Enfin pour culturer ça comme il se doit ! Les biscuits dinosaures sortent de leur boites jaunes pour se retrouver sur des blogs de recettes : La Super Supérette en France et Dulce Nani, son homologue espagnole. Parce qu’au delà de la fascination de l’objet, on retrouve une recherche du goût de l’enfance et le faire soi même c’est tellement gratifiant !
Ce mouvement Do It Yourself prouve l’aura des Dinosaurus et fait la nique à la biscuiterie industrielle. Bon, résumons : nous avons une recette espagnole, un marketing rôdé, un public expressif et nombreux et enfin une appropriation du produit par ce dernier. Du coup on a… on a… un produit culturel ! 
Vous le voyez le problème ? (Sinon lisez Dakota McFadzean, c’est le bien)

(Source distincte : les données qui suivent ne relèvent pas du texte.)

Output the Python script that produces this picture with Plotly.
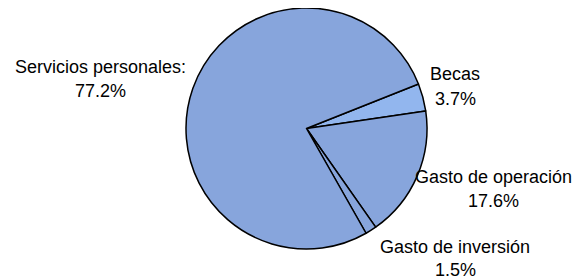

Un parfait produit culturel même, mêlant nostalgie et appétit, on peut aisément le rapprocher de l’éternel retour de Star Wars dont tout le monde se demande quel goût aura le prochain, tout comme Star Trek et un bien sûr  le très peuplé de dinosaures Jurassic World et comme la liste est longue je préfère m’arrêter là. 

Je comprends qu’on apprécie les saveurs d’enfance et c’est la consommatrice de Dinosaurus qui parle, mais il est bon de tester d’autres produits. Même si c’est prendre le risque qu’ils soient dégueulasses, se rendre compte de son attachement, c’est déjà avancer et faire preuve de plus curiosité.